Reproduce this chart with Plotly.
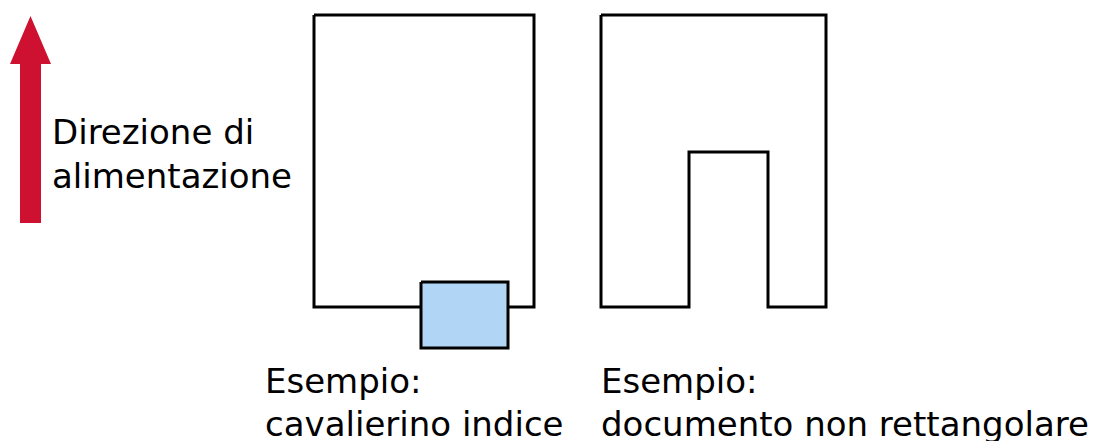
import plotly.graph_objects as go

# geometry of the diagram in pixel units (y grows downwards)
arrow_x = [20, 20, 10, 30.5, 51, 41, 41, 20]
arrow_y = [223, 64, 64, 16, 64, 64, 223, 223]

page_x = [314, 534, 534, 314, 314]
page_y = [15, 15, 307, 307, 15]

tab_x = [421, 508, 508, 421, 421]
tab_y = [282, 282, 348, 348, 282]

notch_x = [601, 826, 826, 768, 768, 689, 689, 601, 601]
notch_y = [15, 15, 307, 307, 152, 152, 307, 307, 15]

# one entry per text line: text, left x, baseline y
label_text = ["Direzione di", "alimentazione", "Esempio:", "cavalierino indice",
              "Esempio:", "documento non rettangolare"]
label_x = [51, 51, 264, 264, 600, 600]
label_y = [143, 187, 392, 435, 392, 435]

fig = go.Figure()
fig.add_trace(go.Scatter(x=arrow_x, y=arrow_y, mode="lines", fill="toself",
                         fillcolor="#CE1131", line=dict(color="#CE1131", width=0)))
fig.add_trace(go.Scatter(x=page_x, y=page_y, mode="lines",
                         line=dict(color="black", width=3)))
fig.add_trace(go.Scatter(x=tab_x, y=tab_y, mode="lines", fill="toself",
                         fillcolor="#B1D5F5", line=dict(color="black", width=3)))
fig.add_trace(go.Scatter(x=notch_x, y=notch_y, mode="lines",
                         line=dict(color="black", width=3)))

for text, x, y in zip(label_text, label_x, label_y):
    fig.add_annotation(text=text, x=x, y=y - 11, xref="x", yref="y", xanchor="left",
                       yanchor="middle", align="left", showarrow=False, borderpad=0,
                       font=dict(family="DejaVu Sans", size=34, color="black"))

# the page body has an 8px margin, so the figure starts at (8, 8)
fig.update_layout(
    width=1103, height=433, margin=dict(l=0, r=0, t=0, b=0),
    paper_bgcolor="white", plot_bgcolor="white", showlegend=False,
    xaxis=dict(range=[8, 1111], visible=False, fixedrange=True),
    yaxis=dict(range=[441, 8], visible=False, fixedrange=True),
)

fig.write_html("out.html")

**Work to be completed**
Print the listing above in full, exactly as written. Omit any pictures.

**The reply**
Reproduce this chart with Plotly.
import plotly.graph_objects as go

# geometry of the diagram in pixel units (y grows downwards)
arrow_x = [20, 20, 10, 30.5, 51, 41, 41, 20]
arrow_y = [223, 64, 64, 16, 64, 64, 223, 223]

page_x = [314, 534, 534, 314, 314]
page_y = [15, 15, 307, 307, 15]

tab_x = [421, 508, 508, 421, 421]
tab_y = [282, 282, 348, 348, 282]

notch_x = [601, 826, 826, 768, 768, 689, 689, 601, 601]
notch_y = [15, 15, 307, 307, 152, 152, 307, 307, 15]

# one entry per text line: text, left x, baseline y
label_text = ["Direzione di", "alimentazione", "Esempio:", "cavalierino indice",
              "Esempio:", "documento non rettangolare"]
label_x = [51, 51, 264, 264, 600, 600]
label_y = [143, 187, 392, 435, 392, 435]

fig = go.Figure()
fig.add_trace(go.Scatter(x=arrow_x, y=arrow_y, mode="lines", fill="toself",
                         fillcolor="#CE1131", line=dict(color="#CE1131", width=0)))
fig.add_trace(go.Scatter(x=page_x, y=page_y, mode="lines",
                         line=dict(color="black", width=3)))
fig.add_trace(go.Scatter(x=tab_x, y=tab_y, mode="lines", fill="toself",
                         fillcolor="#B1D5F5", line=dict(color="black", width=3)))
fig.add_trace(go.Scatter(x=notch_x, y=notch_y, mode="lines",
                         line=dict(color="black", width=3)))

for text, x, y in zip(label_text, label_x, label_y):
    fig.add_annotation(text=text, x=x, y=y - 11, xref="x", yref="y", xanchor="left",
                       yanchor="middle", align="left", showarrow=False, borderpad=0,
                       font=dict(family="DejaVu Sans", size=34, color="black"))

# the page body has an 8px margin, so the figure starts at (8, 8)
fig.update_layout(
    width=1103, height=433, margin=dict(l=0, r=0, t=0, b=0),
    paper_bgcolor="white", plot_bgcolor="white", showlegend=False,
    xaxis=dict(range=[8, 1111], visible=False, fixedrange=True),
    yaxis=dict(range=[441, 8], visible=False, fixedrange=True),
)

fig.write_html("out.html")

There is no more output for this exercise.